Source: Derived from Statistics Canada, Supply and Use tables, custom tabulation.
This CEC Fact Sheet was compiled by Ven Venkatachalam and Mark Milke at the Canadian Energy Centre (www.canadianenergycentre.ca). The authors and the Canadian Energy Centre would like to thank and acknowledge the assistance of Philip Cross in reviewing the data and research for this Fact Sheet. Image credits: “Lion’s Gate Bridge” by James Wheeler from Pixabay,
Sources (Links live as of October 27, 2020)
American Petroleum Institute (July 2017), Impact of the Natural Gas and Oil Industry on the US Economy in 2015 <https://bit.ly/2EKrJTT>; Government of Canada, Trade Data Online (July 2020) <https://bit.ly/2EMswnj>; Statistics Canada (2019a), Supply and Use tables, 2016: 15-602-X-2016 <https://bit.ly/3mJdGiB>; Statistics Canada (2019b), Supply and Use tables, custom tabulation; Statistics Canada (2020), Population and Dwelling Count Highlight tables, 2016 Census <https://bit.ly/36v2WP8>.

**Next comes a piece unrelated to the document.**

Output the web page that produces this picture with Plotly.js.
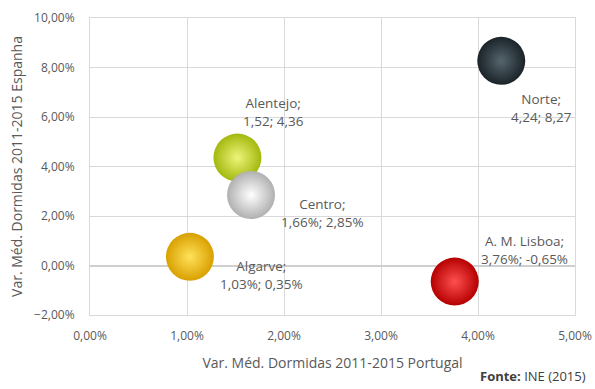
<!DOCTYPE html>
<html><head><meta charset="utf-8">
<script src="https://cdn.plot.ly/plotly-3.0.1.min.js"></script>
<style>html,body{margin:0;padding:0;background:#fff}#chart{width:595px;height:389px}</style>
</head><body><div id="chart"></div>
<script>
const regions = ["Norte", "Alentejo", "Centro", "Algarve", "A. M. Lisboa"];
const portugal = [4.24, 1.52, 1.66, 1.03, 3.76];
const espanha = [8.27, 4.36, 2.85, 0.35, -0.65];
const labels = ["Norte;<br>4,24; 8,27", "Alentejo;<br>1,52; 4,36", "Centro;<br>1,66%; 2,85%", "Algarve;<br>1,03%; 0,35%", "A. M. Lisboa;<br>3,76%; -0,65%"];
const colors = ["#1a2328", "#a3b80e", "#b0b0b0", "#d9a000", "#b50000"];
const highlights = ["#56656d", "#eef57a", "#ffffff", "#ffe25a", "#ff5050"];
const labelOffsets = [[40, 47], [36, -46], [71, 18], [72, 18], [70, -32]];

const traces = regions.map((r, i) => ({
  type: 'scatter', mode: 'markers', x: [portugal[i]], y: [espanha[i]], name: r,
  marker: {size: 48, color: colors[i], line: {width: 0}, gradient: {type: 'radial', color: highlights[i]}},
  hoverinfo: 'x+y+name'
}));

const annotations = regions.map((r, i) => ({
  x: portugal[i], y: espanha[i], xref: 'x', yref: 'y', text: labels[i], showarrow: true,
  arrowcolor: 'rgba(0,0,0,0)', ax: labelOffsets[i][0], ay: labelOffsets[i][1],
  font: {family: 'Open Sans', size: 13.5, color: '#595959'}, align: 'center'
}));
annotations.push({xref: 'paper', yref: 'paper', x: 1.027, y: -0.205, xanchor: 'right', yanchor: 'middle', showarrow: false,
  text: '<b>Fonte:</b> INE (2015)', font: {family: 'Open Sans', size: 13, color: '#404040'}});

const layout = {
  width: 595, height: 389, margin: {l: 90, r: 20, t: 18, b: 74},
  paper_bgcolor: '#fff', plot_bgcolor: '#fff', showlegend: false, separators: ', ',
  font: {family: 'Open Sans', size: 12, color: '#595959'},
  xaxis: {range: [0, 5], dtick: 1, tickformat: '.2f', ticksuffix: '%', gridcolor: '#d9d9d9', showline: true, mirror: true,
    linecolor: '#d9d9d9', zeroline: false, ticklabelstandoff: 10,
    title: {text: 'Var. Méd. Dormidas 2011-2015 Portugal', standoff: 14, font: {size: 14, color: '#595959'}}},
  yaxis: {range: [-2, 10], dtick: 2, tickformat: '.2f', ticksuffix: '%', gridcolor: '#d9d9d9', showline: true, mirror: true,
    linecolor: '#d9d9d9', zeroline: true, zerolinecolor: '#cfcfcf', zerolinewidth: 2, ticklabelstandoff: 12,
    title: {text: 'Var. Méd. Dormidas 2011-2015 Espanha', standoff: 8, font: {size: 14, color: '#595959'}}},
  annotations: annotations
};
Plotly.newPlot('chart', traces, layout, {displayModeBar: false, staticPlot: true});
</script></body></html>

The oil and gas sector is defined as the sum of oil and gas extraction and oil and gas investment. Oil and gas extraction is defined by NAICS subsector 211. It comprises establishments primarily engaged in operating oil and gas field properties. Such activities may include exploration for crude petroleum and natural gas, drilling, completing, and equipping wells, and all other activities in the preparation of oil and gas up to the point of shipment from the producing property. This subsector includes the production of oil, the mining and extraction of oil from oil shale and oil sands, and the production of gas and hydrocarbon liquids through gasification. Oil and gas investment includes capital expenditures on construction, machinery, and equipment and exploration by the oil and gas extraction industry. GDP, also referred to as gross value added at basic prices, is the sum of the market values, or prices, of all final goods and services produced in an economy. Output consists primarily of the value of goods and services produced by an industry. Jobs include employee jobs (full-time, part-time, and seasonal) and self-employed jobs. The direct impact of oil and gas extraction is the effects directly attributed to the industry’s production. The direct impact of oil and gas investment is the deliveries by domestic industries to satisfy capital expenditures by the oil and gas extraction industry. The direct impact is measured in GDP, output, and jobs within the oil and gas sector. The indirect impact covers upstream economic activities associated with supplying intermediate inputs (the current expenditures on goods and services used in the production process) to the directly affected industries. The indirect impact is measured in GDP, output, and jobs through the supply chain of the oil and gas sector, including other key sectors of the BC economy. We use the American Petroleum Institute definition of the oil and natural gas sector to quantify the goods and services purchased by the sector and the wages paid by the sector. The sector includes conventional oil and gas extraction and non-conventional oil extraction. Support activities for oil and gas extraction include oil and gas engineering construction, petroleum refineries, petroleum and coal product manufacturing (except petroleum refineries), petroleum product wholesaler-distributors, gasoline stations, crude oil and other pipeline transportation, and pipeline transportation of natural gas.